# [Direction]
Write out each line exactly as given. Leave the pictures out of your copy.

# [Data section]
● ● ● ● ● ● ●

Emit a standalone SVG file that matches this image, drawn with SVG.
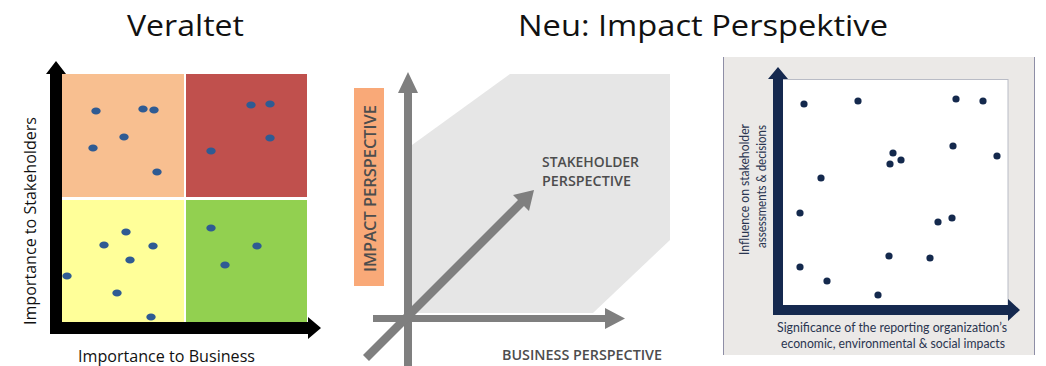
<svg xmlns="http://www.w3.org/2000/svg" width="1046" height="366" viewBox="0 0 1046 366">
<defs>
<style>
.title{font-family:"Open Sans","Liberation Sans",sans-serif;font-size:30px;fill:#111}
.lbl1{font-family:"Open Sans","Liberation Sans",sans-serif;font-size:16px;fill:#111}
.d1{fill:#2f5b93}
.d3{fill:#14294d}
.cap{font-family:"Open Sans","Liberation Sans",sans-serif;font-size:15px;font-weight:600;fill:#4d4d4d}
.gil{font-family:"Lato","Liberation Sans",sans-serif;font-size:12.5px;fill:#2a3550}
</style>
</defs>
<rect width="1046" height="366" fill="#fff"/>

<g id="titles">
<text class="title" x="127" y="36" textLength="117" lengthAdjust="spacingAndGlyphs">Veraltet</text>
<text class="title" x="518" y="36" textLength="370" lengthAdjust="spacingAndGlyphs">Neu: Impact Perspektive</text>
</g>

<!-- Left matrix -->
<g id="matrix-left">
<rect x="62" y="74" width="122" height="123" fill="#f8bf90"/>
<rect x="186" y="74" width="121" height="123" fill="#c0504d"/>
<rect x="62" y="200" width="122" height="122" fill="#ffff99"/>
<rect x="186" y="200" width="121" height="122" fill="#92d050"/>
<g class="d1">
<ellipse cx="96" cy="111" rx="4.7" ry="3.5"/>
<ellipse cx="143" cy="109" rx="4.7" ry="3.5"/>
<ellipse cx="154" cy="110" rx="4.7" ry="3.5"/>
<ellipse cx="124" cy="137" rx="4.7" ry="3.5"/>
<ellipse cx="93" cy="148" rx="4.7" ry="3.5"/>
<ellipse cx="157" cy="172" rx="4.7" ry="3.5"/>
<ellipse cx="251" cy="105" rx="4.7" ry="3.5"/>
<ellipse cx="270" cy="104" rx="4.7" ry="3.5"/>
<ellipse cx="270" cy="138" rx="4.7" ry="3.5"/>
<ellipse cx="211" cy="151" rx="4.7" ry="3.5"/>
<ellipse cx="126" cy="232" rx="4.7" ry="3.5"/>
<ellipse cx="104" cy="245" rx="4.7" ry="3.5"/>
<ellipse cx="153" cy="246" rx="4.7" ry="3.5"/>
<ellipse cx="130" cy="260" rx="4.7" ry="3.5"/>
<ellipse cx="67" cy="276" rx="4.7" ry="3.5"/>
<ellipse cx="117" cy="293" rx="4.7" ry="3.5"/>
<ellipse cx="151" cy="317" rx="4.7" ry="3.5"/>
<ellipse cx="211" cy="228" rx="4.7" ry="3.5"/>
<ellipse cx="257" cy="246" rx="4.7" ry="3.5"/>
<ellipse cx="225" cy="265" rx="4.7" ry="3.5"/>
</g>
<path d="M50,334 V74 H46 L56,61 L66,74 H62 V322 H308 V317 L321,328 L308,339 V334 Z" fill="#000"/>
<text class="lbl1" transform="translate(36,325) rotate(-90)" textLength="208" lengthAdjust="spacingAndGlyphs">Importance to Stakeholders</text>
<text class="lbl1" x="78" y="362" textLength="177" lengthAdjust="spacingAndGlyphs">Importance to Business</text>
</g>

<!-- Middle -->
<g id="matrix-middle">
<polygon points="412,145 510,74 670,74 670,240 593,313 412,313" fill="#e6e6e6"/>
<rect x="354" y="88" width="30" height="198" fill="#f9a978"/>
<text class="cap" transform="translate(376,272) rotate(-90)" textLength="167" lengthAdjust="spacingAndGlyphs" style="font-size:17px">IMPACT PERSPECTIVE</text>
<g fill="#7f7f7f">
<path d="M404,366 V93 H398 L408,72 L418,93 H412 V366 Z"/>
<path d="M373,315 H605 V308 L625,318.5 L605,329 V322 H373 Z"/>
<path d="M363,355 L518,200 L513,195 L534,190 L529,211 L524,206 L369,361 Z"/>
</g>
<text class="cap" x="542" y="167" textLength="97" lengthAdjust="spacingAndGlyphs">STAKEHOLDER</text>
<text class="cap" x="542" y="186" textLength="89" lengthAdjust="spacingAndGlyphs">PERSPECTIVE</text>
<text class="cap" x="502" y="360" textLength="160" lengthAdjust="spacingAndGlyphs">BUSINESS PERSPECTIVE</text>
</g>

<!-- Right -->
<g id="matrix-right">
<rect x="723" y="57" width="312" height="298" fill="#ebe9e7"/>
<line x1="723.5" y1="57" x2="723.5" y2="355" stroke="#8e8ea6" stroke-width="1"/>
<line x1="1034.5" y1="57" x2="1034.5" y2="355" stroke="#8e8ea6" stroke-width="1"/>
<rect x="782" y="79.5" width="226" height="227" fill="#fff" stroke="#b9bcc6" stroke-width="1"/>
<path d="M773,315 V79 H768 L778,67 L788,79 H783 V305 H1008 V299 L1020,310 L1008,321 V315 Z" fill="#15294f"/>
<g class="d3">
<circle cx="804" cy="104" r="3.6"/>
<circle cx="858" cy="101" r="3.6"/>
<circle cx="956" cy="99" r="3.6"/>
<circle cx="983" cy="101" r="3.6"/>
<circle cx="953" cy="146" r="3.6"/>
<circle cx="997" cy="156" r="3.6"/>
<circle cx="893" cy="153" r="3.6"/>
<circle cx="890" cy="164" r="3.6"/>
<circle cx="901" cy="160" r="3.6"/>
<circle cx="821" cy="178" r="3.6"/>
<circle cx="800" cy="213" r="3.6"/>
<circle cx="952" cy="218" r="3.6"/>
<circle cx="938" cy="222" r="3.6"/>
<circle cx="889" cy="256" r="3.6"/>
<circle cx="930" cy="258" r="3.6"/>
<circle cx="800" cy="267" r="3.6"/>
<circle cx="827" cy="281" r="3.6"/>
<circle cx="878" cy="295" r="3.6"/>
</g>
<text class="gil" transform="translate(749,255) rotate(-90)" textLength="131" lengthAdjust="spacingAndGlyphs">Influence on stakeholder</text>
<text class="gil" transform="translate(766,248) rotate(-90)" textLength="123" lengthAdjust="spacingAndGlyphs">assessments &amp; decisions</text>
<text class="gil" x="777" y="332" textLength="230" lengthAdjust="spacingAndGlyphs">Significance of the reporting organization’s</text>
<text class="gil" x="781" y="348" textLength="224" lengthAdjust="spacingAndGlyphs">economic, environmental &amp; social impacts</text>
</g>
</svg>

● ● ● ● ● ● ●

# [Written solution]
Emit a standalone SVG file that matches this image, drawn with SVG.
<svg xmlns="http://www.w3.org/2000/svg" width="1046" height="366" viewBox="0 0 1046 366">
<defs>
<style>
.title{font-family:"Open Sans","Liberation Sans",sans-serif;font-size:30px;fill:#111}
.lbl1{font-family:"Open Sans","Liberation Sans",sans-serif;font-size:16px;fill:#111}
.d1{fill:#2f5b93}
.d3{fill:#14294d}
.cap{font-family:"Open Sans","Liberation Sans",sans-serif;font-size:15px;font-weight:600;fill:#4d4d4d}
.gil{font-family:"Lato","Liberation Sans",sans-serif;font-size:12.5px;fill:#2a3550}
</style>
</defs>
<rect width="1046" height="366" fill="#fff"/>

<g id="titles">
<text class="title" x="127" y="36" textLength="117" lengthAdjust="spacingAndGlyphs">Veraltet</text>
<text class="title" x="518" y="36" textLength="370" lengthAdjust="spacingAndGlyphs">Neu: Impact Perspektive</text>
</g>

<!-- Left matrix -->
<g id="matrix-left">
<rect x="62" y="74" width="122" height="123" fill="#f8bf90"/>
<rect x="186" y="74" width="121" height="123" fill="#c0504d"/>
<rect x="62" y="200" width="122" height="122" fill="#ffff99"/>
<rect x="186" y="200" width="121" height="122" fill="#92d050"/>
<g class="d1">
<ellipse cx="96" cy="111" rx="4.7" ry="3.5"/>
<ellipse cx="143" cy="109" rx="4.7" ry="3.5"/>
<ellipse cx="154" cy="110" rx="4.7" ry="3.5"/>
<ellipse cx="124" cy="137" rx="4.7" ry="3.5"/>
<ellipse cx="93" cy="148" rx="4.7" ry="3.5"/>
<ellipse cx="157" cy="172" rx="4.7" ry="3.5"/>
<ellipse cx="251" cy="105" rx="4.7" ry="3.5"/>
<ellipse cx="270" cy="104" rx="4.7" ry="3.5"/>
<ellipse cx="270" cy="138" rx="4.7" ry="3.5"/>
<ellipse cx="211" cy="151" rx="4.7" ry="3.5"/>
<ellipse cx="126" cy="232" rx="4.7" ry="3.5"/>
<ellipse cx="104" cy="245" rx="4.7" ry="3.5"/>
<ellipse cx="153" cy="246" rx="4.7" ry="3.5"/>
<ellipse cx="130" cy="260" rx="4.7" ry="3.5"/>
<ellipse cx="67" cy="276" rx="4.7" ry="3.5"/>
<ellipse cx="117" cy="293" rx="4.7" ry="3.5"/>
<ellipse cx="151" cy="317" rx="4.7" ry="3.5"/>
<ellipse cx="211" cy="228" rx="4.7" ry="3.5"/>
<ellipse cx="257" cy="246" rx="4.7" ry="3.5"/>
<ellipse cx="225" cy="265" rx="4.7" ry="3.5"/>
</g>
<path d="M50,334 V74 H46 L56,61 L66,74 H62 V322 H308 V317 L321,328 L308,339 V334 Z" fill="#000"/>
<text class="lbl1" transform="translate(36,325) rotate(-90)" textLength="208" lengthAdjust="spacingAndGlyphs">Importance to Stakeholders</text>
<text class="lbl1" x="78" y="362" textLength="177" lengthAdjust="spacingAndGlyphs">Importance to Business</text>
</g>

<!-- Middle -->
<g id="matrix-middle">
<polygon points="412,145 510,74 670,74 670,240 593,313 412,313" fill="#e6e6e6"/>
<rect x="354" y="88" width="30" height="198" fill="#f9a978"/>
<text class="cap" transform="translate(376,272) rotate(-90)" textLength="167" lengthAdjust="spacingAndGlyphs" style="font-size:17px">IMPACT PERSPECTIVE</text>
<g fill="#7f7f7f">
<path d="M404,366 V93 H398 L408,72 L418,93 H412 V366 Z"/>
<path d="M373,315 H605 V308 L625,318.5 L605,329 V322 H373 Z"/>
<path d="M363,355 L518,200 L513,195 L534,190 L529,211 L524,206 L369,361 Z"/>
</g>
<text class="cap" x="542" y="167" textLength="97" lengthAdjust="spacingAndGlyphs">STAKEHOLDER</text>
<text class="cap" x="542" y="186" textLength="89" lengthAdjust="spacingAndGlyphs">PERSPECTIVE</text>
<text class="cap" x="502" y="360" textLength="160" lengthAdjust="spacingAndGlyphs">BUSINESS PERSPECTIVE</text>
</g>

<!-- Right -->
<g id="matrix-right">
<rect x="723" y="57" width="312" height="298" fill="#ebe9e7"/>
<line x1="723.5" y1="57" x2="723.5" y2="355" stroke="#8e8ea6" stroke-width="1"/>
<line x1="1034.5" y1="57" x2="1034.5" y2="355" stroke="#8e8ea6" stroke-width="1"/>
<rect x="782" y="79.5" width="226" height="227" fill="#fff" stroke="#b9bcc6" stroke-width="1"/>
<path d="M773,315 V79 H768 L778,67 L788,79 H783 V305 H1008 V299 L1020,310 L1008,321 V315 Z" fill="#15294f"/>
<g class="d3">
<circle cx="804" cy="104" r="3.6"/>
<circle cx="858" cy="101" r="3.6"/>
<circle cx="956" cy="99" r="3.6"/>
<circle cx="983" cy="101" r="3.6"/>
<circle cx="953" cy="146" r="3.6"/>
<circle cx="997" cy="156" r="3.6"/>
<circle cx="893" cy="153" r="3.6"/>
<circle cx="890" cy="164" r="3.6"/>
<circle cx="901" cy="160" r="3.6"/>
<circle cx="821" cy="178" r="3.6"/>
<circle cx="800" cy="213" r="3.6"/>
<circle cx="952" cy="218" r="3.6"/>
<circle cx="938" cy="222" r="3.6"/>
<circle cx="889" cy="256" r="3.6"/>
<circle cx="930" cy="258" r="3.6"/>
<circle cx="800" cy="267" r="3.6"/>
<circle cx="827" cy="281" r="3.6"/>
<circle cx="878" cy="295" r="3.6"/>
</g>
<text class="gil" transform="translate(749,255) rotate(-90)" textLength="131" lengthAdjust="spacingAndGlyphs">Influence on stakeholder</text>
<text class="gil" transform="translate(766,248) rotate(-90)" textLength="123" lengthAdjust="spacingAndGlyphs">assessments &amp; decisions</text>
<text class="gil" x="777" y="332" textLength="230" lengthAdjust="spacingAndGlyphs">Significance of the reporting organization’s</text>
<text class="gil" x="781" y="348" textLength="224" lengthAdjust="spacingAndGlyphs">economic, environmental &amp; social impacts</text>
</g>
</svg>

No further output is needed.